Poi è arrivato un altro insegnante con cui abbiamo parlato di arte e di cucina. Gianfranco si è interessato molto e ci ha raccontato la sua vita e le sue origini piacentine. Mentre parlava era interessato, era eccezionale vedere come pur con tutto lo scetticismo e la tristezza nel volto, egli fosse attaccato alle cose belle e semplici della vita.

Alla fine, dopo un’ora di dialogo insieme gli ho fatto la dedica sul Tracce che avevamo aperto e gliel’ho regalato. Gli ho detto: «Ora non può buttarlo! Può non leggerlo, ma lo tenga perché così si ricorderà del nostro incontro a cui noi saremo sempre grati al Signore». Poi gli abbiamo proposto di fare insieme una serata per trovarci a mangiare il gnocco fritto. Lui, sempre col suo accento un po’ polemico, ha accettato.
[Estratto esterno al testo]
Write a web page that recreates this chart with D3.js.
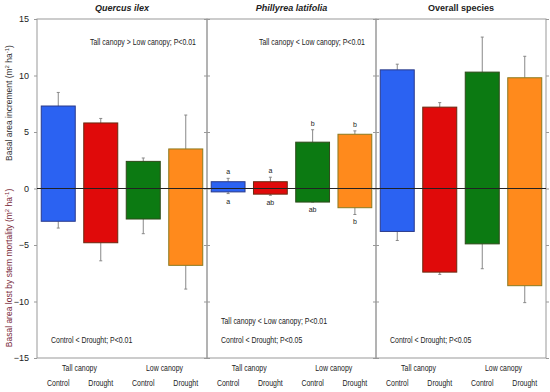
<!DOCTYPE html>
<html>
<head>
<meta charset="utf-8">
<script src="https://cdn.jsdelivr.net/npm/d3@7"></script>
<style>
  body { margin: 0; background: #fff; }
  svg text { font-family: "Liberation Sans", Arial, sans-serif; fill: #222; }
</style>
</head>
<body>
<div id="chart"></div>
<script>
// panels and groups
const species = ["Quercus ilex", "Phillyrea latifolia", "Overall species"];
const groups = ["TC", "TD", "LC", "LD"];
const groupLabels = ["Control", "Drought", "Control", "Drought"];
const canopyLabels = ["Tall canopy", "Low canopy"];
const yTicks = [15, 10, 5, 0, -5, -10, -15];

// basal area increment (positive) and its error
const increment = [[7.3, 5.8, 2.4, 3.5], [0.6, 0.6, 4.1, 4.8], [10.5, 7.2, 10.3, 9.8]];
const incrementErr = [[1.2, 0.4, 0.3, 3.0], [0.3, 0.4, 1.1, 0.3], [0.5, 0.4, 3.1, 1.9]];
// basal area lost by stem mortality (negative) and its error
const loss = [[-2.9, -4.8, -2.7, -6.8], [-0.3, -0.5, -1.2, -1.7], [-3.8, -7.4, -4.9, -8.6]];
const lossErr = [[0.6, 1.6, 1.3, 2.1], [0.15, 0.1, 0.0, 0.6], [0.8, 0.2, 2.2, 1.5]];

// letters for Phillyrea
const lettersTop = ["a", "a", "b", "b"];
const lettersBottom = ["a", "ab", "ab", "b"];

// test annotations per panel
const notesTop = ["Tall canopy > Low canopy; P<0.01", "Tall canopy < Low canopy; P<0.01", ""];
const notesBottom = [["Control < Drought; P<0.01"],
                     ["Tall canopy < Low canopy; P<0.01", "Control < Drought; P<0.05"],
                     ["Control < Drought; P<0.05"]];

const colors = {TC: "#2b62f2", TD: "#e00a0a", LC: "#0c7a12", LD: "#ff8a1c"};
const edges = {TC: "#2a3a8a", TD: "#6a2a10", LC: "#2e4a1a", LD: "#8a7a20"};

const width = 550, height = 392;
const panelX = [37, 207, 376, 546];
const plotTop = 19, plotBottom = 358;
const squeeze = 0.82; // the source font is narrower than Arial

const svg = d3.select("#chart").append("svg")
  .attr("width", width).attr("height", height);

const y = d3.scaleLinear().domain([-15, 15]).range([plotBottom, plotTop]);

// narrow text: a normal text node squeezed horizontally
function narrowText(parent, px, py, str, anchor) {
  return parent.append("text")
    .attr("transform", `translate(${px},${py}) scale(${squeeze},1)`)
    .attr("text-anchor", anchor || "start")
    .attr("font-size", 8.5)
    .text(str);
}

species.forEach(function(sp, p) {
  const x0 = panelX[p], x1 = panelX[p + 1];
  const x = d3.scaleBand().domain(groups).range([x0, x1])
    .paddingInner(0.2).paddingOuter(0.1);
  const g = svg.append("g");

  // ticks on both sides
  g.append("g").attr("transform", `translate(${x0},0)`)
    .call(d3.axisLeft(y).tickValues(yTicks).tickSize(3)
      .tickFormat(p === 0 ? d3.format("d") : ""))
    .call(a => a.select(".domain").remove())
    .call(a => a.selectAll("line").attr("stroke", "#999"))
    .call(a => a.selectAll("text").attr("font-size", 9).attr("fill", "#333").attr("dx", -2));
  g.append("g").attr("transform", `translate(${x1},0)`)
    .call(d3.axisRight(y).tickValues(yTicks).tickSize(3).tickFormat(""))
    .call(a => a.select(".domain").remove())
    .call(a => a.selectAll("line").attr("stroke", "#999"));

  // error bars
  const eb = g.append("g").attr("stroke", "#888").attr("stroke-width", 1);
  groups.forEach(function(k, i) {
    const cx = x(k) + x.bandwidth() / 2;
    eb.append("line").attr("x1", cx).attr("x2", cx)
      .attr("y1", y(increment[p][i])).attr("y2", y(increment[p][i] + incrementErr[p][i]));
    eb.append("line").attr("x1", cx - 1.5).attr("x2", cx + 1.5)
      .attr("y1", y(increment[p][i] + incrementErr[p][i])).attr("y2", y(increment[p][i] + incrementErr[p][i]));
    eb.append("line").attr("x1", cx).attr("x2", cx)
      .attr("y1", y(loss[p][i])).attr("y2", y(loss[p][i] - lossErr[p][i]));
    eb.append("line").attr("x1", cx - 1.5).attr("x2", cx + 1.5)
      .attr("y1", y(loss[p][i] - lossErr[p][i])).attr("y2", y(loss[p][i] - lossErr[p][i]));
  });

  // bars
  g.selectAll(".bar").data(groups).enter()
    .append("rect")
    .attr("x", k => x(k))
    .attr("width", x.bandwidth())
    .attr("y", (k, i) => y(increment[p][i]))
    .attr("height", (k, i) => y(loss[p][i]) - y(increment[p][i]))
    .attr("fill", k => colors[k])
    .attr("stroke", k => edges[k])
    .attr("stroke-width", 1);

  // panel frame
  g.append("rect").attr("x", x0).attr("y", plotTop)
    .attr("width", x1 - x0).attr("height", plotBottom - plotTop)
    .attr("fill", "none").attr("stroke", "#999").attr("stroke-width", 1);

  // title
  g.append("text").attr("x", (x0 + x1) / 2).attr("y", 11)
    .attr("text-anchor", "middle").attr("font-size", 9).attr("font-weight", "bold")
    .attr("font-style", p < 2 ? "italic" : "normal").text(sp);

  // x labels
  groups.forEach(function(k, i) {
    narrowText(g, x(k) + x.bandwidth() / 2, 386, groupLabels[i], "middle").attr("fill", "#333");
  });
  canopyLabels.forEach(function(c, j) {
    const cx = (x(groups[2 * j]) + x(groups[2 * j + 1]) + x.bandwidth()) / 2;
    narrowText(g, cx, 371, c, "middle").attr("fill", "#333");
  });

  // annotations
  if (notesTop[p]) narrowText(g, x1 - 11, 45, notesTop[p], "end");
  notesBottom[p].forEach(function(t, j, arr) {
    narrowText(g, x0 + 14, 343 - (arr.length - 1 - j) * 19, t);
  });

  // significance letters
  if (p === 1) {
    groups.forEach(function(k, i) {
      const cx = x(k) + x.bandwidth() / 2;
      g.append("text").attr("x", cx).attr("y", y(increment[p][i] + incrementErr[p][i]) - 4)
        .attr("text-anchor", "middle").attr("font-size", 7).text(lettersTop[i]);
      g.append("text").attr("x", cx).attr("y", y(loss[p][i] - lossErr[p][i]) + 10)
        .attr("text-anchor", "middle").attr("font-size", 7).text(lettersBottom[i]);
    });
  }
});

// zero line across all panels
svg.append("line").attr("x1", panelX[0]).attr("x2", panelX[3])
  .attr("y1", y(0)).attr("y2", y(0)).attr("stroke", "#222").attr("stroke-width", 1);

// y axis titles
function yTitle(label, cy, color) {
  const t = svg.append("text")
    .attr("transform", `translate(12,${cy}) rotate(-90)`)
    .attr("text-anchor", "middle").attr("font-size", 8.5).style("fill", color);
  t.append("tspan").text(label + " (m");
  t.append("tspan").attr("font-size", 6).attr("dy", -3).text("2");
  t.append("tspan").attr("dy", 3).text(" ha");
  t.append("tspan").attr("font-size", 6).attr("dy", -3).text("-1");
  t.append("tspan").attr("dy", 3).text(")");
}
yTitle("Basal area increment", 103, "#333");
yTitle("Basal area lost by stem mortality", 268, "#7a2a3a");
</script>
</body>
</html>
Quello che mi è accaduto durante la vendita è un incontro molto semplice ma che per me costituisce il momento culminante di quest’anno di intenso lavoro e crescita. Sia io che Gianfranco desideriamo incontrare la Speranza che sostiene i cristiani perseguitati. Il mondo in cui vivo, me ne accorgo guardando le facce delle persone in metropolitana per andare a scuola, ha fame di quello che padre Douglas ci testimonia. Io desidero ogni istante incontrare e essere testimone della positività che la realtà è.
Leggere la testimonianza, per quei pochi minuti di fianco al mio nuovo amico, era il modo più vero di stare di fronte a questa domanda e sono certa che in quel momento eravamo compagni e vicini ai nostri fratelli cristiani. Sarò sempre piena di gratitudine per questo grande regalo che ho ricevuto.